Everything from the first line of the data below through the line that contains "plt.rcParams['font.family'] = ['Liberation" should be written out exactly, please, and nothing more; the pictures stay out.

[BEGIN Information shown]

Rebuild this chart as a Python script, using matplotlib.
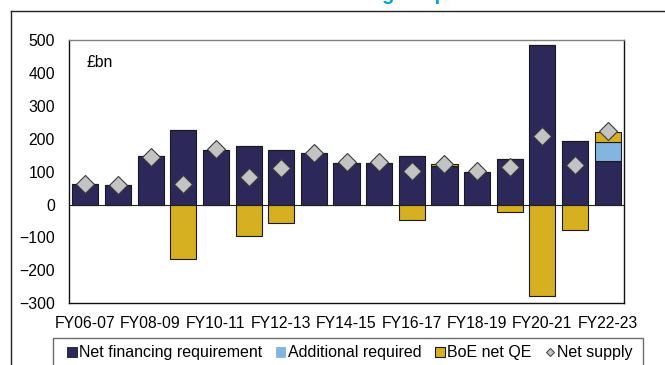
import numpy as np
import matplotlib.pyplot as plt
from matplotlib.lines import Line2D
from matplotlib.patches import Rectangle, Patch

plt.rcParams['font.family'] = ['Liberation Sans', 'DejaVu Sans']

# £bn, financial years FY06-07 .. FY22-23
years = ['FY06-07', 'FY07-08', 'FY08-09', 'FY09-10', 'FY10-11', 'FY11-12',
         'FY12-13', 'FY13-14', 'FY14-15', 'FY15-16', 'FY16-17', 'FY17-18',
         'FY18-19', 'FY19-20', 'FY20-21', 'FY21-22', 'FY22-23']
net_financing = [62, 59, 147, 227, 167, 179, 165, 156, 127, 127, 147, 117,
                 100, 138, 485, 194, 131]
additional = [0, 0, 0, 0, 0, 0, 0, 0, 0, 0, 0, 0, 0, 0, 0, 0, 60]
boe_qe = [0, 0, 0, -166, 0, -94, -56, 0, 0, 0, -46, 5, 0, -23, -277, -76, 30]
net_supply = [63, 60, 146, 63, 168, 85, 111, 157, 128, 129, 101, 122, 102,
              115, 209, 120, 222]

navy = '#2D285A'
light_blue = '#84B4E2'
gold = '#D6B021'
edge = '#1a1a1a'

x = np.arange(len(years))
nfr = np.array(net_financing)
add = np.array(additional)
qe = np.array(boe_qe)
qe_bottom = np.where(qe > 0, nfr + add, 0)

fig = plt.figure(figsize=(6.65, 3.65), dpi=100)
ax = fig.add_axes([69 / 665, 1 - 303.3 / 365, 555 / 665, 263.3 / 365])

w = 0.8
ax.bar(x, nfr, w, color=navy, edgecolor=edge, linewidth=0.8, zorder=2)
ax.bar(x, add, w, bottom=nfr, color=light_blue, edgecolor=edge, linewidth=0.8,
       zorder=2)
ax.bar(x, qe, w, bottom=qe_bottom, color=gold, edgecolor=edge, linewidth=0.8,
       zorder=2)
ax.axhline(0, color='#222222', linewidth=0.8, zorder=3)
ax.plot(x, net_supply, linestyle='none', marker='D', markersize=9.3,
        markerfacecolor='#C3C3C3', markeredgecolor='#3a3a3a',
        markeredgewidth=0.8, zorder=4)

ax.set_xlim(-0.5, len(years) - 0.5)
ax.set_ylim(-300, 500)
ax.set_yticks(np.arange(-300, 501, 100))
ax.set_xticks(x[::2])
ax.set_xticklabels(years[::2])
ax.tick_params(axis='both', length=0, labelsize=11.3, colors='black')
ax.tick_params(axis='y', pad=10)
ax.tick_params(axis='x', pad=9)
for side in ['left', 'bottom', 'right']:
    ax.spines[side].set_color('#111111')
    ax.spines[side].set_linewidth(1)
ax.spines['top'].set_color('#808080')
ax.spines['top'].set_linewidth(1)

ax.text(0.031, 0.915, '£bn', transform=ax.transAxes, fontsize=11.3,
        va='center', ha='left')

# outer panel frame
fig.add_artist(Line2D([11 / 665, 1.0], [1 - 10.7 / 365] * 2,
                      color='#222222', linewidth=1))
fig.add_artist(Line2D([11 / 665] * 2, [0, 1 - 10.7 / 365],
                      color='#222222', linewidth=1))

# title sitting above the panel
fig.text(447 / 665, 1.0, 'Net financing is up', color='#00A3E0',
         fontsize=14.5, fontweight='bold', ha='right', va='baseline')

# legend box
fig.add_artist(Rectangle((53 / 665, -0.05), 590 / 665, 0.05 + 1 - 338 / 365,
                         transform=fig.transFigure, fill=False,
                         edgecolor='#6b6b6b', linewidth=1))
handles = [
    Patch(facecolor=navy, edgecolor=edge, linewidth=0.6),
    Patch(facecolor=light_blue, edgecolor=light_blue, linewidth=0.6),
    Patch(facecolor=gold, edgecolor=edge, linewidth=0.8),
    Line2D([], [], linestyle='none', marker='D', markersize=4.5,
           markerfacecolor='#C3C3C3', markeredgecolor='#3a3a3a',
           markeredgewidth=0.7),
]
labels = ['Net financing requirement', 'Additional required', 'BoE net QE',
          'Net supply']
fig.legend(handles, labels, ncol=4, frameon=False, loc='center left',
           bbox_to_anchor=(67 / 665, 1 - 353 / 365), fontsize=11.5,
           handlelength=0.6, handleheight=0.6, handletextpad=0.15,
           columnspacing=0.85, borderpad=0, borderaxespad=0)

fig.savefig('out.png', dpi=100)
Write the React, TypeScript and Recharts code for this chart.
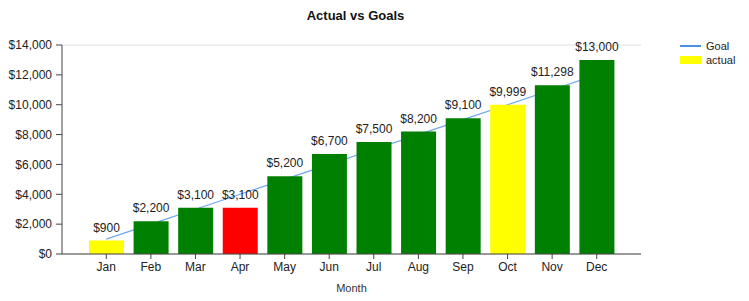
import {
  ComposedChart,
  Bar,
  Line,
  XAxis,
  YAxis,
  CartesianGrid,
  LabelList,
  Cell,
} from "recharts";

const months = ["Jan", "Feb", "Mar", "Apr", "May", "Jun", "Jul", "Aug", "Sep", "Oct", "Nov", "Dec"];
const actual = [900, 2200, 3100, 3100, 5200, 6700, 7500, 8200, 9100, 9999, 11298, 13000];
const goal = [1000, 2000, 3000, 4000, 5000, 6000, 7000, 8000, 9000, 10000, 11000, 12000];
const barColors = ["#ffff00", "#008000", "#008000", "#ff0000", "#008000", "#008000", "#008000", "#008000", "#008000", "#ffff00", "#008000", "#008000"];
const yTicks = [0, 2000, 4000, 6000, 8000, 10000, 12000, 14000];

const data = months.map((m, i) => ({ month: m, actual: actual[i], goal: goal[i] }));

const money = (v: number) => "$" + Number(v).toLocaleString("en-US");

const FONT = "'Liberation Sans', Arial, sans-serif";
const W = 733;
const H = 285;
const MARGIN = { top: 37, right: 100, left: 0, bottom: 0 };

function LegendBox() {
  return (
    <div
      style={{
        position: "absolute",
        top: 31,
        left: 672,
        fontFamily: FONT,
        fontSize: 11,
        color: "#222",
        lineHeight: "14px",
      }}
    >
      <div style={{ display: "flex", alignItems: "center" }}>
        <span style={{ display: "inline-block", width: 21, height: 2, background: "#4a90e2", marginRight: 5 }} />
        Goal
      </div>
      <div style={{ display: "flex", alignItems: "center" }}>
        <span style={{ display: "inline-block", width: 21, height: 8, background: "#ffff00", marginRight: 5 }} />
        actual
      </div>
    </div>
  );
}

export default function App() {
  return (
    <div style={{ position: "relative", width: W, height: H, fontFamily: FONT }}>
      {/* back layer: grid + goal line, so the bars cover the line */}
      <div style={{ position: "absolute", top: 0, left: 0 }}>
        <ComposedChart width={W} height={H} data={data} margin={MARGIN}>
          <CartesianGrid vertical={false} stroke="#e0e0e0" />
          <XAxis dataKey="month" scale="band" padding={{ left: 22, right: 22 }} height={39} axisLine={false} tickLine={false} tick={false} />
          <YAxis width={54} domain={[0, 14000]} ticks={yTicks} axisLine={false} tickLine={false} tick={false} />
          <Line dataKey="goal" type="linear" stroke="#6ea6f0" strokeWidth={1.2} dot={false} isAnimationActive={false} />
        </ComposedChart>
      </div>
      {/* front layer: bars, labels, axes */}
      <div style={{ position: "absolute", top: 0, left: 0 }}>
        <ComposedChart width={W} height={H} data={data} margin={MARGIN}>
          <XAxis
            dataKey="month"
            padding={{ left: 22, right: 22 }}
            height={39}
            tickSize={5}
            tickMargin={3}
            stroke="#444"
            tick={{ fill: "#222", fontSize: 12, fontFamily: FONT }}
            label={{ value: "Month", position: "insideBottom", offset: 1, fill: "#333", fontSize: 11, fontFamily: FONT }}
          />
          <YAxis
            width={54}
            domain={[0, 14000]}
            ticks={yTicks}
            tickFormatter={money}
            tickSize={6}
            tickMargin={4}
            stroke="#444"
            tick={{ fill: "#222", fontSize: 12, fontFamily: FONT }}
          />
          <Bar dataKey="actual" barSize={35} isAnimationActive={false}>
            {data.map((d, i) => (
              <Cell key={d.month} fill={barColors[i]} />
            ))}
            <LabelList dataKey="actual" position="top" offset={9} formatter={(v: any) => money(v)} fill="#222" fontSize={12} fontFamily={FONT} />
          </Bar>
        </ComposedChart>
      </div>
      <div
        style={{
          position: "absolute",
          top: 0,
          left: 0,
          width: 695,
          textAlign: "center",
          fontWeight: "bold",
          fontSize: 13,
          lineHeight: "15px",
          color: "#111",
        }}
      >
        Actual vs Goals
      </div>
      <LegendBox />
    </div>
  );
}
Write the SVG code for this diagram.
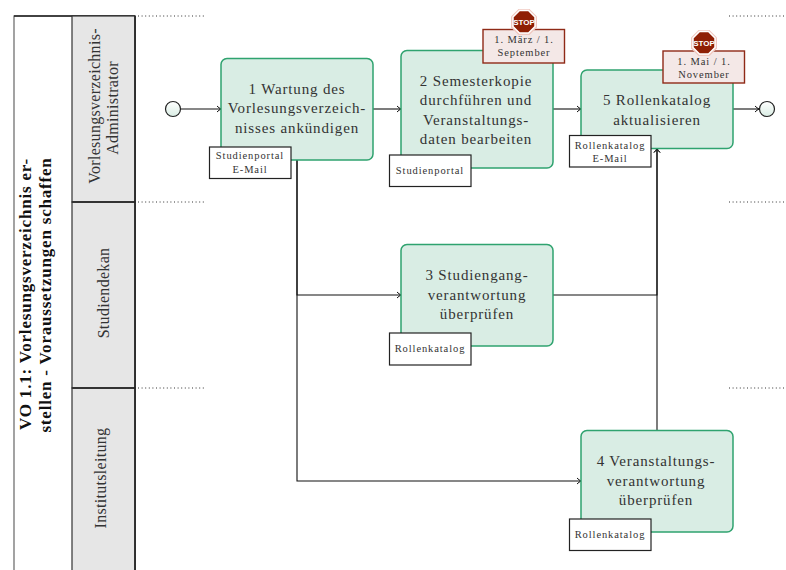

[END Information shown]

▶ _Answer to the problem_
Rebuild this chart as a Python script, using matplotlib.
import numpy as np
import matplotlib.pyplot as plt
from matplotlib.lines import Line2D
from matplotlib.patches import Rectangle, Patch

plt.rcParams['font.family'] = ['Liberation Sans', 'DejaVu Sans']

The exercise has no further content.